A prequalification letter is being published today, and interested parties must respond by 12 noon on 31 October.
However, the sale is not a foregone conclusion. A Treasury note added: "We will continue to test offers against our sale criteria at all stages of the process. If value for money is not being achieved we will take the decision not to sell the stake at this point."
Reader Comments:
Views expressed in submitted comments are that of the author, and not necessarily shared by Railnews.
Roshan, Leeds
I think, as this is a cross-border operation, that we should retain our share of Eurostar as to have some power in the company. Eurostar is also making a lot of money now, so it is really of benefit to the UK.
@ Lutz - This is not exactly like DOR which is owned directly by the government. The government has a share in the company - it doesn't own it completely.
Lutz, London
I suggest that there is good reason to get rid of the stake in the business while it is still in reasonably good shape; it will soon have to deal with direct competition for the first time, and it will have to raise money to replace the existing fleet in the not too distant future.

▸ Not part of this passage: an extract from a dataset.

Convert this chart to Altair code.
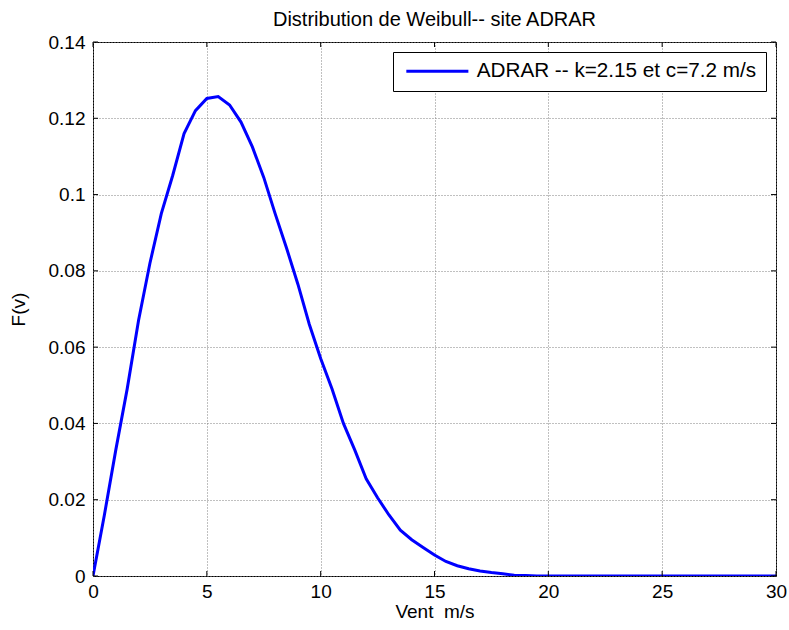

So, those minuscule profits are likely to quickly shrink in coming years with the added problem of demands for additional funding likely to be made. The potential funding demands are likely to be small compared to the those coming from other parts of the Government, but when measured against the original expectations the service has been an abysmal failure and the cause for the write-off of significant investment.
Lastly; running railways is not the job of the Treasury.
MikeB, Liverpool
Some parts of the media have called this proposal "privatisation", whereas others have just refer to it as a likely asset sale. However, if/when a deal is struck, either description would be correct, depending on the identity of the buyer:
If the buyer is Virgin, National Express or even Eddie Stobart - privatisation.
If the buyer is DB, SNCF or another EU state-owned railway - an asset sale.
Sale to one of the latter examples would be the most likely outcome as I doubt that any British company would be able to fork-out the estimated £300 million.
Darren, Durham
I wonder what the Rush is? Unless a certain company has become the front runner in the soon to be announced East Coast franchise bid? Strangely enough a Keolis Eurostar success for the East Coast would increase the value of Eurostar, nothing like a bit of insider trading!
Roger, Darlington
Why is it that this Govt. immediately sells anything that is starting to make money for the taxpayer?
Lutz, London
Makes little difference who owns it, so the Left-wing dogma can be ignored. It has also been shown that the Royal Mail sale was at a fair price so again just more political dogma from the old-world left wing dogma - don't they know yet the cold war was lost yet?